The crisis also put some necessary acceleration behind long-overdue omni-channel initiatives, most notably Buy Online, Pick-up In Store (BOPIS) and curbside pick-up. Incoming turnaround CEO Mark Tritton had found on his appointment that Bed, Bath & Beyond was a brand that somehow, in 2020, didn’t offer such services to its customers:
Not having BOPIS versus the rest of the industry has been Achilles' heel. We were set to launch that in full in May in stores and we've maintained that spend and commitment to be ready when our doors do open. Then I have also added in curbside. And now we've stood up store fulfilment, which was something that we had on our agenda, but we wanted to get through the other piece first. We've accelerated those.
And Tritton was ready to spend to maintain this acceleration, allocating $250 million to support transformation work. A five year deal was signed with Google Cloud, while Oracle was brought in to overhaul financial, supply-chain and merchandizing systems and replace an ageing legacy architecture.
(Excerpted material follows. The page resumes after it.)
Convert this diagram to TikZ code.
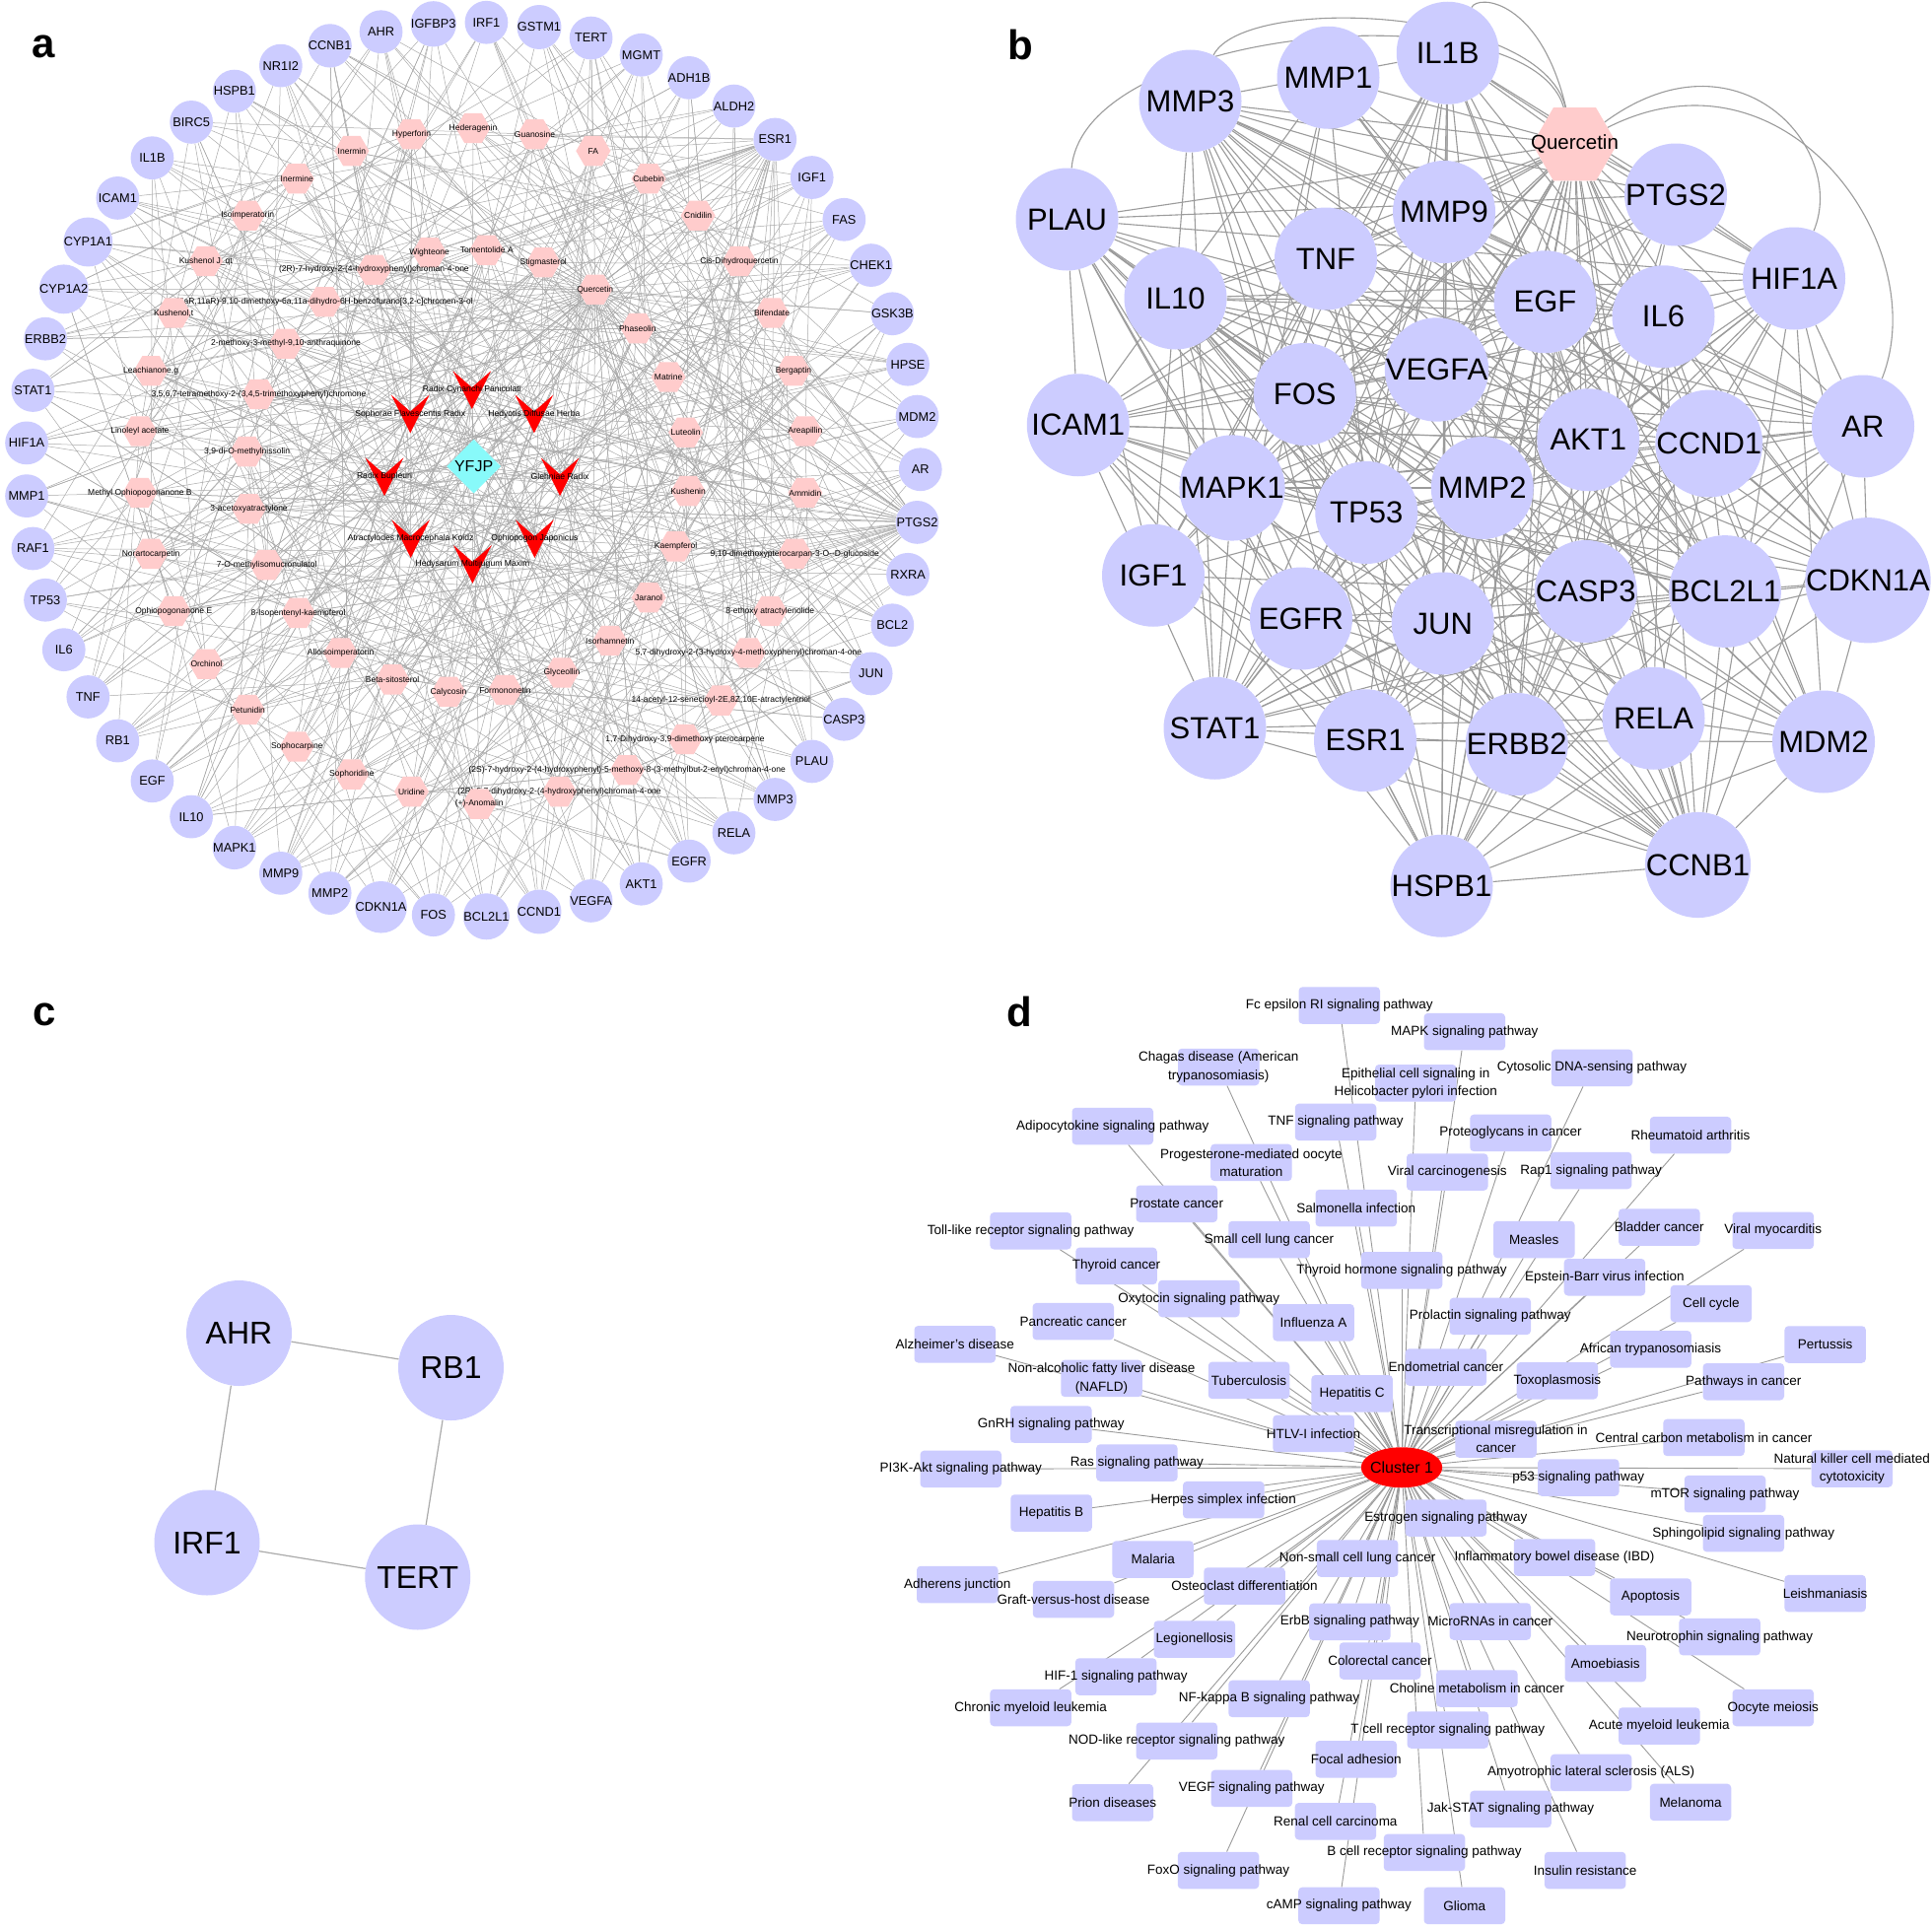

For a time, it looked as though Tritton’s turnaround plans were working. By 2021, there was talk of a retail resurrection for the company as its losses were reduced and digital penetration was nearly double that of 2019, with an 84% growth rate. But it wasn’t to last - by October of that same year, sales were on the decline, and the firm was struggling with supply-chain issues as well as a number of unforced errors on the part of the retailer. Tritton admitted:
There were opportunities where we should have been more effective in allocating marketing resources to stimulate and support traffic in stores and online. In an effort to diversify and shift our customer engagement towards online and social media channels, we overcorrected and be too far from the core fundamental, historical and current traffic drivers.
By the middle of 2022, Tritton was gone and cost-cutting was the name of the game, with the CapEx budget cut by a third, headcount reductions underway and store closures announced. It was promised that omni-channel investment would be protected, but when a new - another! - strategic plan was unveiled in September, two-thirds of the way down page 7, only six words were dedicated to omni-channel:
Expansion of digital offerings and services.
Social commerce got a nod, the latest silver bullet that was going to restore the fortunes of buybuy BABY, and some new funding was secured, but the end was in sight. As 2023 opened, the stench of looming bankruptcy was impossible to ignore.
The company was indeed beyond hope.
One of the benefits of contributing to a site like diginomica is the ability it affords to take a long game approach to analyzing business transformation. In our case, we’ve been tracking the ups and (mostly) downs of Bed, Bath & Beyond for a decade. The brand has been a US retail bellwether for so much of its life; sadly it’s now a bellwether for how not to execute an omni-channel transformation.
It’s not the tech that was the issue - the latter day investments in Google and Oracle as transformation platforms were sound moves. The problem fundamentally lay in lack of vision early enough. Target is often cited as a retail brand that saw the way the wind was blowing and made what many commentators at the time saw as counterintuitive strategic decisions. In his turn as Bed, Bath & Beyond CEO, Tritton, a Target alumni, tried to do the right things, but the pace of change was just too lethargic. The fact that it took COVID to get the firm to a place where BOPIS was a reality speaks volumes. There was a disturbing reliance in the dying days on rolling out calorie-free mission statements and not enough on keeping the corporate foot on the transformation accelerator.
Last year, CEO Sue Gove tried to assure investors:
There is still an incredible degree of love for Bed, Bath & Beyond.
Maybe so, but it was a kind of nostalgic love for an age that had long since left Bed, Bath & Beyond behind. Lesson learned...too late.